Di Indonesia sebetulnya juga terdapat penghafal Al-Qur’an. Namun, itu saja tidak cukup. Menjadi penghafal Al-Qur’an tidak sekedar menghafal secara textbook. Melainkan harus menegakkan hukum Allah yang berpedoman pada  Al-Qur’an.
Mengapa kita semua harus menjalankan kehidupan dengan berpedoman kepada kitab Al-Qur’an ? Karena Al-Qur’an merupakan sumber dari segala sumber hukum, Al-Qur’an juga mencakup segala segi aspek kehidupan, baik sosial, ekonomi, pendidikan, hukum dan lain sebagainya. Kitab (Al Quran) ini tidak ada keraguan padanya; petunjuk bagi mereka yang bertaqwa (Al-Baqarah :2).
 Namun, apakah makna dari ayat tersebut sudah terealisasi dengan baik? Justru disaat sekarang ini nilai Al-Qur’an di dalam kehidupan bermasyarakat sudah mulai bergeser. Al-qur’an yang seharusnya menjadi petunjuk jalan, malah  dikesampingkan dan justru  menjadikan Google sebagai petunjuk jalan. Padahalah segala sesuatu itu bersumber dari Al-qur’an. Teknologi-teknologi juga diatur dalam Al-Qur’an. Tapi mengapa kita justru lebih mengandalkan google dari pada Al-Qur’an? Padahal Rasulullah sendiri menegaskan kepada kita semua untuk senantiasa berpegang teguh pada Kitabullah. Tetapi mengapa ketika menghadapi masalah yang dicari justru google, bukan Al-qur’an?

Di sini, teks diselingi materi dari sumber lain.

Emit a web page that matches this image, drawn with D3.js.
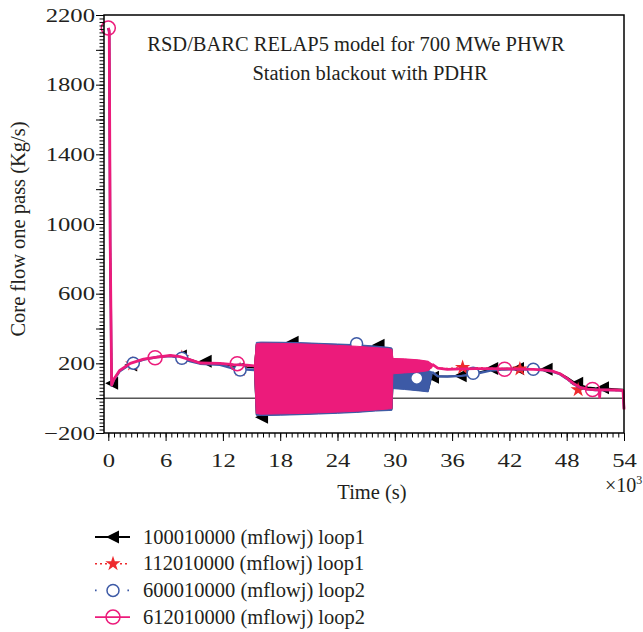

Al-qur’an sudah menceritakan bagaiman keadaan umat-umat terdahulu, kini, dan yang akan datang. Al-qur’an diturunkan  Allah kepada nabi Muhammad. Dan kemurnian al-qur’an itu sendiri Allah yang akan menjaganya. Dan jika kamu (tetap) dalam keraguan tentang Al Quran yang Kami wahyukan kepada hamba Kami (Muhammad), buatlah satu surat (saja) yang semisal Al Quran itu dan ajaklah penolong-penolongmu selain Allah, jika kamu orang-orang yang benar(Al-Baqarah:23). Dari ayat tersebut Allah menegaskan bahwa tidak ada suatu hal pun yang dapat menyamai isi Al-qur’an. Maka dari itu kita sebagai umat manusia hendaknya menjadikan teknolgi sebagai sarana belajar, namun tetap menjadikan Al-qur’an sebagai pedoman, yang InsyaAllah akan mengantarkan kita pada kebahagiaan dunia dan akhirat.